A Learning Environment That Embraces The Natural World
McLoughlin Middle School and Marshall Elementary School
McLoughlin Middle School and Marshall Elementary School share a new 199,000 sf building, designed by LSW Architects. McLoughlin supports roughly 900 students, while Marshall has around 420, including 100 students from the district’s pre-kindergarten special education program. LSW worked closely with students, teachers, and the community to create a space that supports the diversity of the student body and learning methods. This includes a range of classroom sizes and configurations created to meet the needs of students in the pre-kindergarten and special education programs.
Vancouver Public Schools
Both McLoughlin Middle School and Marshall Elementary School are part of Vancouver Public Schools’ $458 million bond campaign that passed in 2017, which funded new and upgraded schools throughout the district.
From the onset of this project, the team looked to the natural world surrounding the school for inspiration and reflected this through the design of both schools. The use of wood, as well as natural textures and colors, elevates this idea by serving the project in a variety of powerful ways that link directly to students: as an essential structural component, across the playground, and woven into aesthetics.
Visual and physical access to the outdoors is prevalent across campus, with multiple wings of classrooms that are separated by gardens and the surrounding treelines. The extensive use of Cross Laminated Timber (CLT) and natural materials that mirror the exterior creates a multi-sensory experience with nature. A combination of these efforts supports a calming, relaxed, and environmentally conscious experience at the schools.

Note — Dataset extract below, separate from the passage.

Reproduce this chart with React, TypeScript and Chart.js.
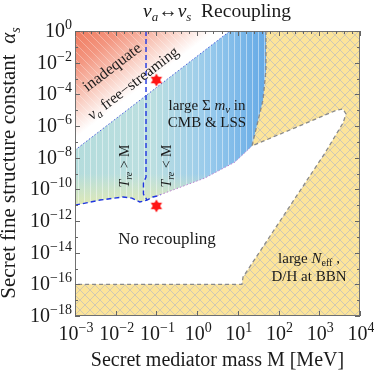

While both schools operate independently and focus on their respective student populations, they are linked together at the spine to share resources like the media center and kitchen. The overlapping theme of dedicated spaces and connectedness is an important undertone that runs throughout the campus, as it seeks to honor what is unique about its diverse student population while creating a shared sense of pride and ownership in the site.

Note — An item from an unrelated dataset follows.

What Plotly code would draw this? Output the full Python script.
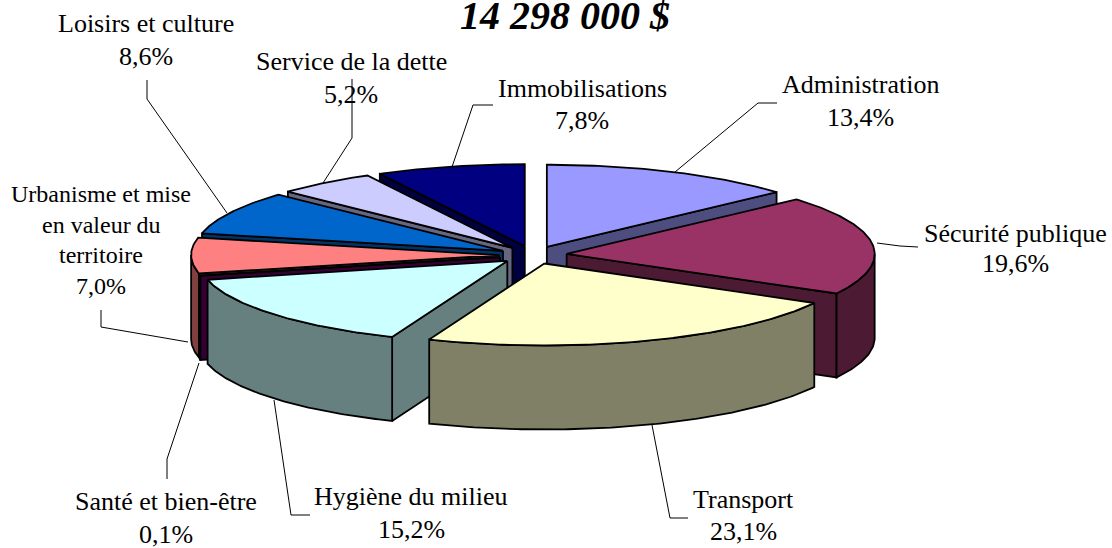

In all classrooms in the middle and elementary school, we have created spaces for specialized equipment and facilities (such as kitchens and bathrooms), to more fully integrate students enrolled in Special Education.
Other key features include in-classroom bathrooms and optimized acoustics to manage outside distraction. Specially-designed playgrounds and courtyards provide an outdoor location for kids to challenge themselves in a safe environment. Additionally, a specially designed drop-off area for Pre-K and Special Education was also created to give students a user-friendly way to enter and leave, as well as alleviate any congestion.
The mix of specialized pockets and open community spaces is a common idea that runs through both campuses. The intention is to be flexible and able to accommodate a diverse range of needs.
Learning can happen in a classroom, in collaborative shared spaces and in specially designed outdoor spaces. The classrooms are organized into learning community clusters with both teacher and student collaboration spaces and specialized maker and fabrication spaces interspersed.